My Ivy League colleagues claim that what you are saying is true, Lynn.  The wealthy students who come into Ivy League schools (which is the vast majority of the students) arrive already well connected and once there, proceed to interact mostly with other well-connected students.

Even though Ivies like to emphasize not having Greek systems (other than possibly Dartmouth, which is paring theirs down due to problems and Cornell), they have formed other sorts of exclusive clubs that serve the same purpose, such as the eating clubs at Princeton, which are meant to be exclusive and keep “people of similar interests” together.

Stingy Networking Opportunities

These schools have historically enabled the well-heeled to use them as ways to expand their already stellar network, which are key to landing jobs such as those in Wall Street firms. They are not attuned to letting outsiders in.
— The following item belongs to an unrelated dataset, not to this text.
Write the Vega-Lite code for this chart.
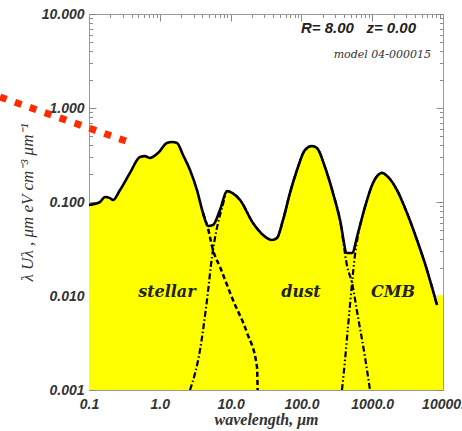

It’s a well-oiled machine and outsiders often don’t understand how it works. Only a few savvy ones ever figure it out or are lucky enough to have one of its members take them under their wing.

My Ivy League colleagues, with a few exceptions, are from the middle class or lower classes and attended these schools on scholarship. They were not part of the exclusive clubs and they had to find their internships the same way state university students do.

Career Services and the Ivies

In fact, one of my friends said she didn’t find the career services offices at her Ivy League school to be particularly helpful because they are used to the students there getting their jobs through family connections or close friends of their families.

This is why they look successful compared to students from less famous schools — not because their education is any better. And breaking into their network is something that only the boldest and most confident of the “outsiders” (the scholarship students) is able to do.

Most of that category of students must hit the pavement, scour the want ads and use the career services office just like students at any ordinary university.

In a nutshell, my colleagues say that the connection factor at Ivy League schools is overrated for all but the very poorest students (and underrepresented minorities can get a boost) and that these students would have landed the same jobs and acquired the same wealth if they had gone to their local commuter school. This was very eye-opening to me, indeed.